— Begin Recorded information —

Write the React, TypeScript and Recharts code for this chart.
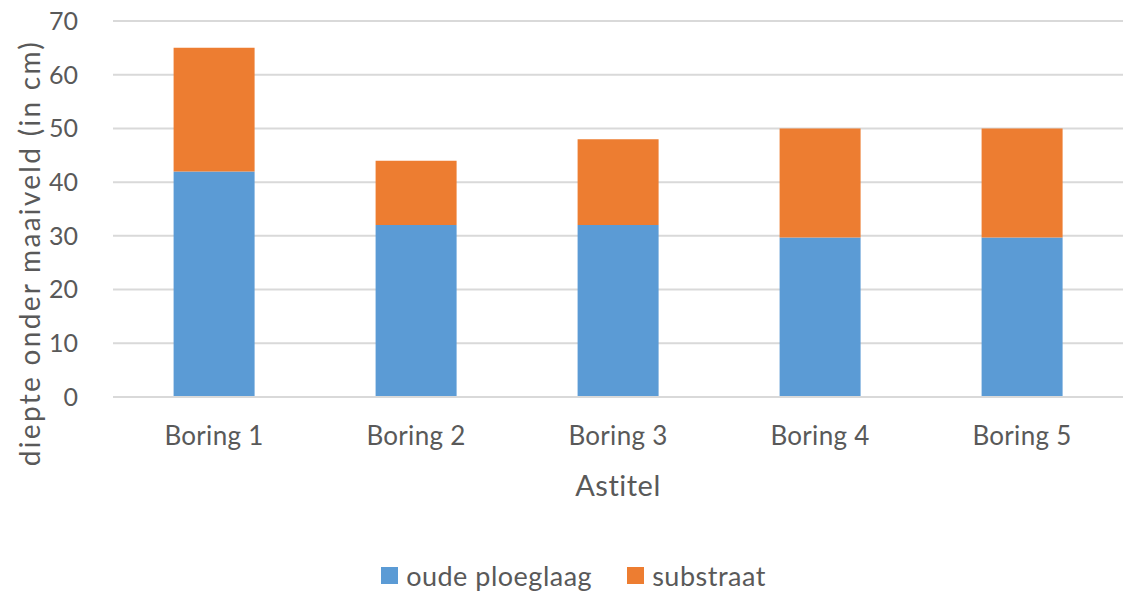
import React from 'react';
import { BarChart, Bar, XAxis, YAxis, CartesianGrid, Legend } from 'recharts';

const categories = ['Boring 1', 'Boring 2', 'Boring 3', 'Boring 4', 'Boring 5'];
const oudePloeglaag = [42, 32, 32, 29.7, 29.7];
const substraat = [23, 12, 16, 20.3, 20.3];
const yTicks = [0, 10, 20, 30, 40, 50, 60, 70];

const data = categories.map((name, i) => ({
  name,
  oude: oudePloeglaag[i],
  substraat: substraat[i],
}));

const FONT = 'Lato, "Noto Sans", sans-serif';
const TEXT = '#595959';
const BLUE = '#5B9BD5';
const ORANGE = '#ED7D31';

const renderLegend = (props: any) => {
  const { payload } = props;
  return (
    <div style={{ display: 'flex', justifyContent: 'center', alignItems: 'center', fontFamily: FONT, fontSize: 27, letterSpacing: 0.5, color: TEXT, height: 30, paddingLeft: 24 }}>
      {payload.map((entry: any, i: number) => (
        <div key={i} style={{ display: 'flex', alignItems: 'center', marginRight: i === 0 ? 35 : 0 }}>
          <span style={{ display: 'inline-block', width: 17, height: 17, background: entry.color, marginRight: 8 }} />
          <span>{entry.value}</span>
        </div>
      ))}
    </div>
  );
};

const YLabel = (props: any) => {
  const { viewBox } = props;
  const cx = 29;
  const cy = viewBox.y + viewBox.height / 2 + 44;
  return (
    <text
      x={cx}
      y={cy}
      transform={`rotate(-90, ${cx}, ${cy})`}
      textAnchor="middle"
      dominantBaseline="central"
      fill={TEXT}
      fontSize={28}
      letterSpacing={2.3}
      fontFamily={FONT}
    >
      diepte onder maaiveld (in cm)
    </text>
  );
};

export default function App() {
  return (
    <div style={{ position: 'absolute', left: 0, top: 0, width: 1128, height: 596, background: '#fff' }}>
      <BarChart
        width={1128}
        height={596}
        data={data}
        margin={{ top: 21, right: 5, left: 0, bottom: 6 }}
        barCategoryGap="30%"
      >
        <CartesianGrid vertical={false} stroke="#D9D9D9" strokeWidth={2} />
        <XAxis
          dataKey="name"
          height={163}
          tickLine={false}
          axisLine={{ stroke: '#D9D9D9', strokeWidth: 2 }}
          tick={{ fill: TEXT, fontSize: 26, fontFamily: FONT, letterSpacing: 0.3 }}
          tickMargin={24}
          label={{ value: 'Astitel', position: 'insideTop', offset: 78, fill: TEXT, fontSize: 29, fontFamily: FONT, letterSpacing: 0.5 }}
        />
        <YAxis
          width={113}
          domain={[0, 70]}
          ticks={yTicks}
          tickLine={false}
          axisLine={false}
          tick={{ fill: TEXT, fontSize: 25, fontFamily: FONT }}
          tickMargin={29}
          label={<YLabel />}
        />
        <Legend verticalAlign="bottom" height={30} content={renderLegend} />
        <Bar dataKey="oude" name="oude ploeglaag" stackId="a" fill={BLUE} isAnimationActive={false} />
        <Bar dataKey="substraat" name="substraat" stackId="a" fill={ORANGE} isAnimationActive={false} />
      </BarChart>
    </div>
  );
}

— End Recorded information —

**Prompt**
Transcribe exactly, with no pictures, the lines running from the first line of the material through the line holding "const yTicks = [0, 10, 20, 30, 40, 50, 60, 70];".

**Finished task**
Write the React, TypeScript and Recharts code for this chart.
import React from 'react';
import { BarChart, Bar, XAxis, YAxis, CartesianGrid, Legend } from 'recharts';

const categories = ['Boring 1', 'Boring 2', 'Boring 3', 'Boring 4', 'Boring 5'];
const oudePloeglaag = [42, 32, 32, 29.7, 29.7];
const substraat = [23, 12, 16, 20.3, 20.3];
const yTicks = [0, 10, 20, 30, 40, 50, 60, 70];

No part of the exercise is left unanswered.